Was die schauspielerischen Leistungen betrifft, so wurde in den Medien die meiste Aufmerksamkeit und das meiste Lob Vanessa Redgrave als alternder Queen Elizabeth I. zuteil. Natürlich macht sie ihre Sache sehr gut, aber noch mehr beeindruckt hat mich der vor allem für seine Comedy-Rollen (z.B. in "Notting Hill" oder "Radio Rock Revolution") bekannte Waliser Rhys Ifans, der als Edward de Vere ungeahnte Qualitäten als dramatischer Darsteller offenbart. Bitte in Zukunft mehr davon!
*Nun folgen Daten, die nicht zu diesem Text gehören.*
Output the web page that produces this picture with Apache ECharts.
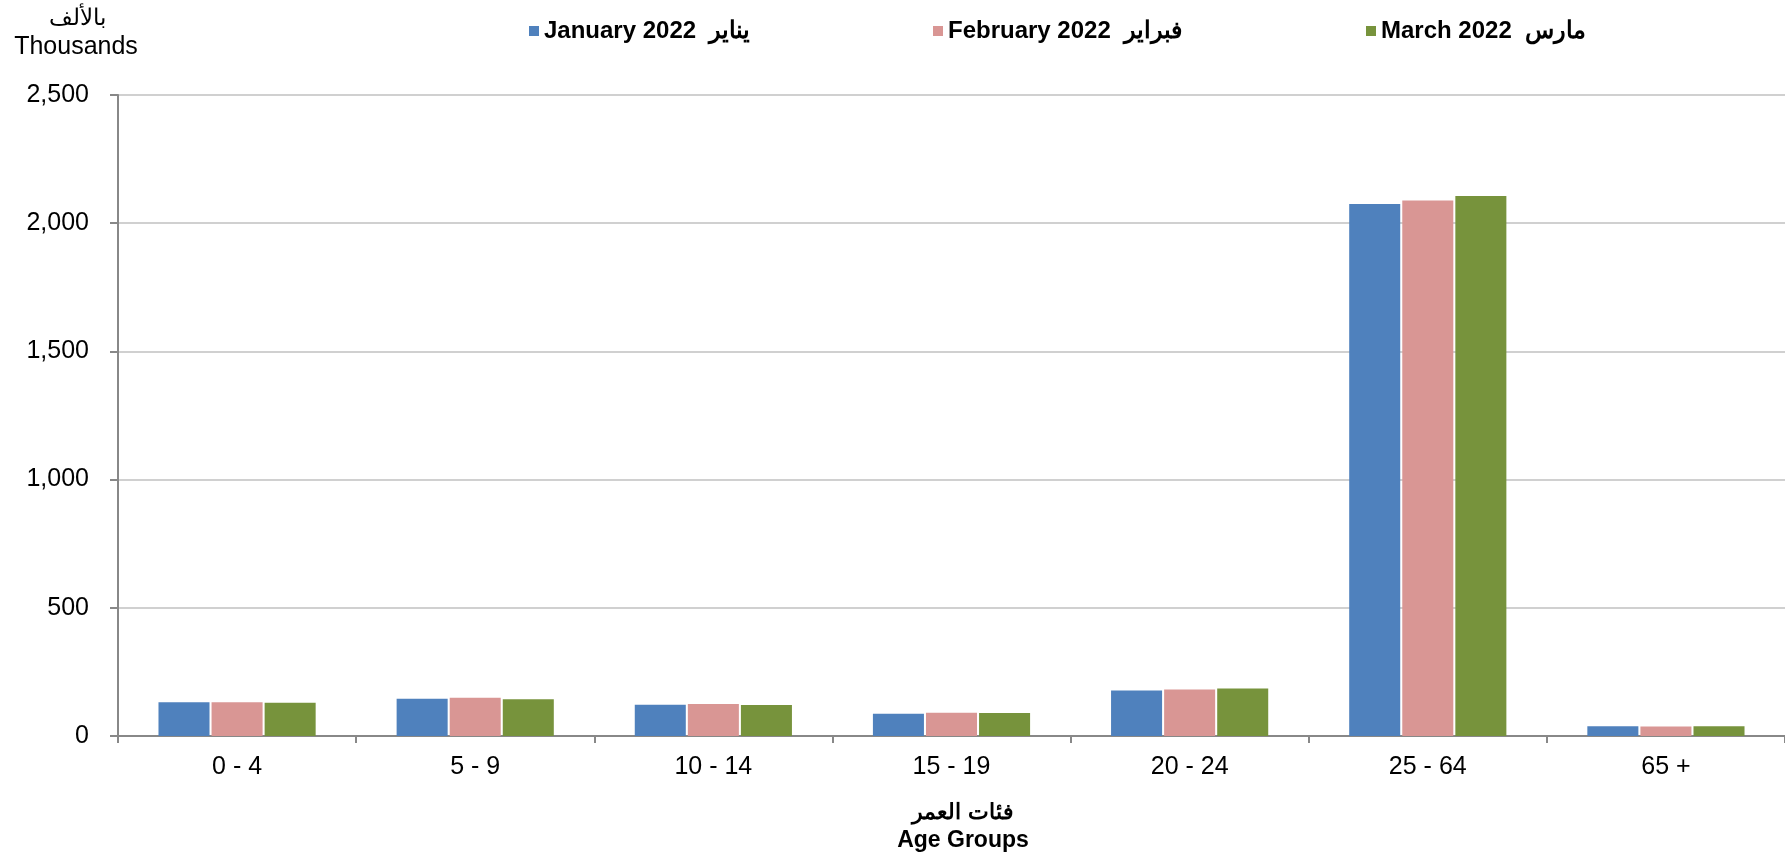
<!DOCTYPE html>
<html>
<head>
<meta charset="utf-8">
<script src="https://cdn.jsdelivr.net/npm/echarts@6/dist/echarts.min.js"></script>
<style>
html,body{margin:0;padding:0;background:#fff;}
#chart{width:1785px;height:857px;}
</style>
</head>
<body>
<div id="chart"></div>
<script>
const categories = ['0 - 4', '5 - 9', '10 - 14', '15 - 19', '20 - 24', '25 - 64', '65 +'];
const seriesNames = ['January 2022  يناير', 'February 2022  فبراير', 'March 2022  مارس'];
const january = [132, 145, 122, 87, 177, 2075, 38];
const february = [132, 149, 125, 91, 181, 2089, 37];
const march = [130, 143, 121, 90, 185, 2106, 38];
const colors = ['#4F81BD', '#D99694', '#77933C'];
const yTicks = { min: 0, max: 2500, interval: 500 };

const chart = echarts.init(document.getElementById('chart'), null, { renderer: 'canvas' });
const font = 'Liberation Sans, Arial, sans-serif';
const legendLefts = [524, 928, 1361];

const option = {
  animation: false,
  backgroundColor: '#ffffff',
  textStyle: { fontFamily: font },
  grid: { left: 118, right: 0, top: 95, bottom: 121, containLabel: false },
  legend: seriesNames.map((n, i) => ({
    data: [n],
    left: legendLefts[i],
    top: 14,
    icon: 'rect',
    itemWidth: 10,
    itemHeight: 10,
    itemGap: 6,
    textStyle: { fontFamily: font, fontSize: 24, fontWeight: 'bold', color: '#000' }
  })),
  xAxis: {
    type: 'category',
    data: categories,
    axisLine: { show: true, lineStyle: { color: '#888888', width: 2 } },
    axisTick: { show: true, length: 7, lineStyle: { color: '#888888', width: 2 } },
    axisLabel: { color: '#000', fontSize: 25, fontFamily: font, margin: 19 },
    splitLine: { show: false }
  },
  yAxis: {
    type: 'value',
    min: yTicks.min,
    max: yTicks.max,
    interval: yTicks.interval,
    axisLine: { show: true, lineStyle: { color: '#888888', width: 2 } },
    axisTick: { show: true, length: 8, lineStyle: { color: '#888888', width: 2 } },
    axisLabel: {
      color: '#000', fontSize: 25, fontFamily: font, margin: 29,
      formatter: v => v.toLocaleString('en-US')
    },
    splitLine: { show: true, lineStyle: { color: '#C0C0C0', width: 1.5 } }
  },
  graphic: [
    { type: 'text', x: 77, y: 19, style: { text: 'بالألف', fill: '#000', font: '23px ' + font, textAlign: 'center', textVerticalAlign: 'middle' } },
    { type: 'text', x: 76, y: 47, style: { text: 'Thousands', fill: '#000', font: '25px ' + font, textAlign: 'center', textVerticalAlign: 'middle' } },
    { type: 'text', x: 963, y: 813, style: { text: 'فئات العمر', fill: '#000', font: 'bold 22px ' + font, textAlign: 'center', textVerticalAlign: 'middle' } },
    { type: 'text', x: 963, y: 841, style: { text: 'Age Groups', fill: '#000', font: 'bold 23px ' + font, textAlign: 'center', textVerticalAlign: 'middle' } }
  ],
  series: [january, february, march].map((d, i) => ({
    name: seriesNames[i],
    type: 'bar',
    data: d,
    barCategoryGap: '34%',
    barGap: '4%',
    itemStyle: { color: colors[i] }
  }))
};
chart.setOption(option);
</script>
</body>
</html>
Die übrigen Schauspieler machen ihre Sache gut, ohne sonderlich glänzen zu können (dafür sind die Figuren wie gesagt etwas zu oberflächlich), anmerkenswert ist allerdings, daß die Darsteller der "Shakespeare"-Stücke, von denen im Filmverlauf etliche auszugsweise zu sehen sind, größtenteils von echten Schauspielern der Shakespeare Company gespielt werden - kurioserweise allerdings ausnahmslos von deutschen Schauspielern (was aber zumindest ich ihnen nicht angehört habe - ich sah den Film im Originalton mit Untertiteln). Und in einer Minirolle ist sogar Jonas "Wickie" Hämmerle zu sehen! smile

Fazit: "Anonymous" ist meiner Meinung nach durchaus als positive Überraschung zu werten. Zwar hat das Drehbuch seine Schwächen und die zahlreichen historischen Freiheiten werden Kenner der Ära möglicherweise verärgern - aber als farbenprächtiger Historienfilm funktioniert er richtig gut. Ich denke, wer die TV-Serie "Die Tudors" mochte, der wird auch mit "Anonymous" zufrieden sein. 8 Punkte.